[Plotting code records]
□ □ □ □ □
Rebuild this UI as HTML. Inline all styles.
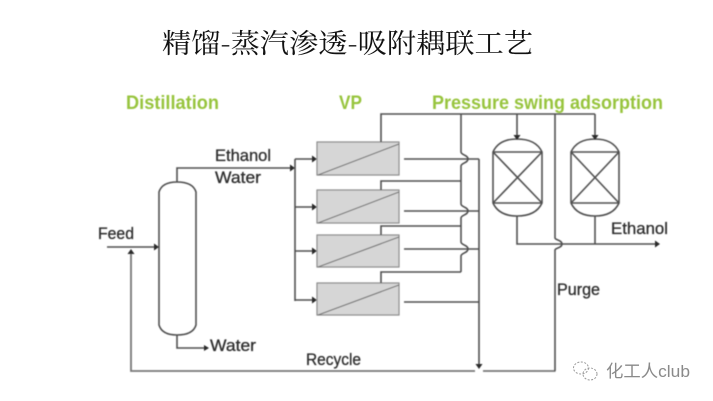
<!DOCTYPE html>
<html lang="zh">
<head>
<meta charset="utf-8">
<style>
html,body{margin:0;padding:0;background:#fff;width:713px;height:401px;overflow:hidden}
svg{display:block}
.l{fill:none;stroke:#4f4f4f;stroke-width:1.6}
.m{fill:#d6d6d6;stroke:#8a8a8a;stroke-width:1.2}
.d{fill:none;stroke:#6f6f6f;stroke-width:1.1}
.a{fill:#2a2a2a;stroke:none}
.t{font-family:"Liberation Sans",sans-serif;font-size:16.5px;fill:#2e2e2e;stroke:#2e2e2e;stroke-width:.3}
.g{font-family:"Liberation Sans",sans-serif;font-size:19px;font-weight:bold;fill:#97c43c}
</style>
</head>
<body>
<svg width="713" height="401" viewBox="0 0 713 401" xmlns="http://www.w3.org/2000/svg">
<defs><filter id="b" x="-5%" y="-5%" width="110%" height="110%"><feGaussianBlur stdDeviation="0.45"/></filter></defs>

<text x="162" y="53" textLength="371" lengthAdjust="spacingAndGlyphs" font-family="'Noto Serif CJK SC',serif" font-size="27" fill="#111">精馏-蒸汽渗透-吸附耦联工艺</text>

<g filter="url(#b)">
<text class="g" x="126" y="109" textLength="93" lengthAdjust="spacingAndGlyphs">Distillation</text>
<text class="g" x="339" y="109" textLength="23" lengthAdjust="spacingAndGlyphs">VP</text>
<text class="g" x="432" y="109" textLength="231" lengthAdjust="spacingAndGlyphs">Pressure swing adsorption</text>

<!-- column -->
<path class="l" d="M159 192 Q162 182 177 182 Q193 182 196 192 V325 Q193 335 177 335 Q162 335 159 325 Z"/>
<!-- feed -->
<path class="l" d="M107 247 H156"/>
<polygon class="a" points="159,247 154,243.5 154,250.5"/>
<!-- top product -->
<path class="l" d="M177 182 V168 H292"/>
<polygon class="a" points="295,168 290,164.5 290,171.5"/>
<!-- bottom product -->
<path class="l" d="M177 335 V348 H206"/>
<polygon class="a" points="209,348 204,345 204,351"/>
<!-- distribution -->
<path class="l" d="M295 159 V301 M295 159 H314 M295 207 H314 M295 251 H314 M295 300 H314"/>
<polygon class="a" points="317,159 312,155.5 312,162.5"/>
<polygon class="a" points="317,207 312,203.5 312,210.5"/>
<polygon class="a" points="317,251 312,247.5 312,254.5"/>
<polygon class="a" points="317,300 312,296.5 312,303.5"/>

<!-- membranes -->
<rect class="m" x="317" y="142" width="82" height="33"/>
<path class="d" d="M318 175 L399 144"/>
<rect class="m" x="317" y="190" width="82" height="33"/>
<path class="d" d="M318 223 L399 192"/>
<rect class="m" x="317" y="235" width="82" height="32"/>
<path class="d" d="M318 267 L399 237"/>
<rect class="m" x="317" y="283" width="82" height="32"/>
<path class="d" d="M318 315 L399 285"/>

<!-- permeate headers -->
<path class="l" d="M381 142 V114 H595"/>
<path class="l" d="M381 190 V181 H461"/>
<path class="l" d="M381 235 V226 H461"/>
<path class="l" d="M381 283 V272 H461"/>
<path class="l" d="M461 114 V152 C461 155 468 155 468 159 C468 163 461 163 461 166 V204 C461 207 468 207 468 211 C468 215 461 215 461 218 V242 C461 245 468 245 468 249 C468 253 461 253 461 256 V272"/>
<!-- retentate -->
<path class="l" d="M404 159 H479 M404 211 H479 M404 249 H479 M404 302 H479"/>
<path class="l" d="M479 159 V364"/>
<polygon class="a" points="479,369 475.5,364 482.5,364"/>

<!-- recycle -->
<path class="l" style="stroke:#777;stroke-width:1.8" d="M131 253 V371 H475 M483 371 H555.500"/>
<polygon class="a" points="131,249 127.500,254 134.500,254"/>
<!-- purge -->
<path class="l" d="M555 114 V238 C555 240 562 240 562 244 C562 248 555 248 555 250 V371"/>

<!-- PSA vessels -->
<path class="l" d="M493 152 Q499 139 517 139 Q536 139 542 152 V203 Q536 216 517 216 Q499 216 493 203 Z"/>
<path class="l" d="M493 152 H542 M493 203 H542 M493 152 L542 203 M542 152 L493 203"/>
<path class="l" d="M571 152 Q577 139 595 139 Q613 139 619 152 V203 Q613 216 595 216 Q577 216 571 203 Z"/>
<path class="l" d="M571 152 H619 M571 203 H619 M571 152 L619 203 M619 152 L571 203"/>
<path class="l" d="M517 114 V135 M595 114 V135"/>
<polygon class="a" points="517,140 513.500,135 520.500,135"/>
<polygon class="a" points="595,140 591.500,135 598.500,135"/>
<path class="l" d="M517 216 V244 H655 M595 216 V244"/>
<polygon class="a" points="660,244 655,240.500 655,247.500"/>

<!-- labels -->
<text class="t" x="215" y="161" textLength="56" lengthAdjust="spacingAndGlyphs">Ethanol</text>
<text class="t" x="215" y="183" textLength="46" lengthAdjust="spacingAndGlyphs">Water</text>
<text class="t" x="98" y="239" textLength="36" lengthAdjust="spacingAndGlyphs">Feed</text>
<text class="t" x="210" y="351" textLength="46" lengthAdjust="spacingAndGlyphs">Water</text>
<text class="t" x="306" y="365" textLength="55" lengthAdjust="spacingAndGlyphs">Recycle</text>
<text class="t" x="557" y="295" textLength="43" lengthAdjust="spacingAndGlyphs">Purge</text>
<text class="t" x="611" y="234" textLength="57" lengthAdjust="spacingAndGlyphs">Ethanol</text>
</g>

<!-- watermark -->
<g fill="none" stroke="#999" stroke-width="1" stroke-dasharray="2 1.500">
<ellipse cx="581" cy="368" rx="7.500" ry="6"/>
<ellipse cx="590" cy="374" rx="7" ry="6"/>
</g>
<text x="606" y="377" textLength="84" lengthAdjust="spacingAndGlyphs" font-family="'Liberation Sans','Noto Sans CJK SC',sans-serif" font-size="17" fill="#8a8a8a">化工人club</text>
</svg>
</body>
</html>
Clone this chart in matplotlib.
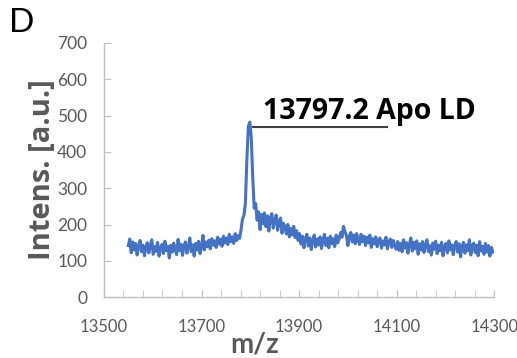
import numpy as np
import matplotlib.pyplot as plt

plt.rcParams['font.family'] = ['Lato', 'DejaVu Sans']

# spectrum, sampled every 3 m/z units from 13550
mz_start = 13550
mz_step = 3
intens = [
    142, 160, 122, 152, 130, 148, 116, 140, 156, 125,
    143, 114, 137, 150, 122, 141, 158, 118, 139, 126,
    151, 113, 135, 145, 120, 154, 128, 140, 108, 143,
    124, 149, 132, 117, 159, 128, 146, 115, 140, 152,
    121, 138, 163, 125, 144, 113, 148, 130, 154, 120,
    138, 170, 130, 152, 139, 157, 133, 161, 143, 155,
    137, 165, 146, 160, 140, 168, 149, 163, 145, 173,
    153, 166, 148, 175, 156, 169, 162,
    185, 215, 225, 260, 380, 470, 482, 440, 330, 245,
    258, 212, 235, 186, 228, 202, 232, 194, 224, 182,
    218, 230, 190, 213, 226, 184, 208, 218, 176, 203,
    194, 174, 200, 166, 189, 171, 195, 164, 183, 156,
    175, 146, 168, 136, 161, 173, 141, 163, 131, 155,
    171, 138, 160, 144, 166, 134, 158, 173, 142, 162,
    136, 168, 147, 161, 139, 171, 149,
    160, 178, 165, 195, 180, 170, 142, 168,
    178, 152, 171, 147, 175, 157, 145, 173, 153, 168,
    142, 165, 149, 171, 137, 161, 147, 166, 139, 158,
    163, 135, 155, 144, 165, 133, 153, 160, 137, 156,
    142, 132,
    153, 129, 148, 125, 158, 135, 150, 121, 145, 163,
    127, 151, 133, 155, 118, 147, 130, 153, 123, 144,
    158, 126, 142, 116, 149, 132, 154, 120, 143, 128,
    151, 114, 140, 148, 122, 155, 130, 144, 117, 142,
    153, 124, 147, 111, 139, 151, 121, 144, 128, 158,
    116, 141, 149, 123, 143, 114, 153, 127, 140, 118,
    148, 124, 142, 113, 137, 124,
]
mz = mz_start + mz_step * np.arange(len(intens))

peak_mz = 13797.2
peak_label = "13797.2 Apo LD"
xticks = [13500, 13700, 13900, 14100, 14300]
yticks = [0, 100, 200, 300, 400, 500, 600, 700]

gray = '#595959'
axcol = '#bfbfbf'

fig = plt.figure(figsize=(5.17, 3.58), dpi=100)
ax = fig.add_axes([0.201, 0.170, 0.755, 0.710])

ax.plot(mz, intens, color='#4472C4', lw=2.2)

ax.set_xlim(13500, 14300)
ax.set_ylim(0, 700)
ax.set_xticks(xticks)
ax.set_xticks(np.arange(13500, 14301, 40), minor=True)
ax.set_yticks(yticks)

for s in ['top', 'right']:
    ax.spines[s].set_visible(False)
for s in ['left', 'bottom']:
    ax.spines[s].set_color(axcol)
    ax.spines[s].set_linewidth(1.0)

ax.tick_params(axis='y', direction='in', length=5, color=axcol, labelcolor=gray,
               labelsize=12.5, pad=12)
ax.tick_params(axis='x', which='both', direction='in', length=5, color=axcol,
               labelcolor=gray, labelsize=12, pad=16)

ax.set_ylabel('Intens. [a.u.]', fontsize=21, fontweight='bold', color=gray,
              family=['Open Sans', 'DejaVu Sans'], labelpad=0)

fig.text(0.493, 0.002, 'm/z', fontsize=20, fontweight='bold', color=gray,
         ha='center', va='bottom')
fig.text(0.018, 0.893, 'D', fontsize=24, color='black', ha='left', va='bottom')

# peak label with leader line
ax.plot([peak_mz + 8, 14080], [468, 468], color='#404040', lw=1.5)
ax.text(peak_mz + 28, 471, peak_label, fontsize=20.5, fontweight='bold',
        color='black', family=['Open Sans', 'DejaVu Sans'], ha='left', va='bottom')

fig.savefig('out.png', dpi=100)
□ □ □ □ □
Reproduce the data above exactly, but only from the line containing "Clone this chart in matplotlib." through the line containing "plt.rcParams['font.family'] = ['Lato', 'DejaVu"; skip the pictures.

Clone this chart in matplotlib.
import numpy as np
import matplotlib.pyplot as plt

plt.rcParams['font.family'] = ['Lato', 'DejaVu Sans']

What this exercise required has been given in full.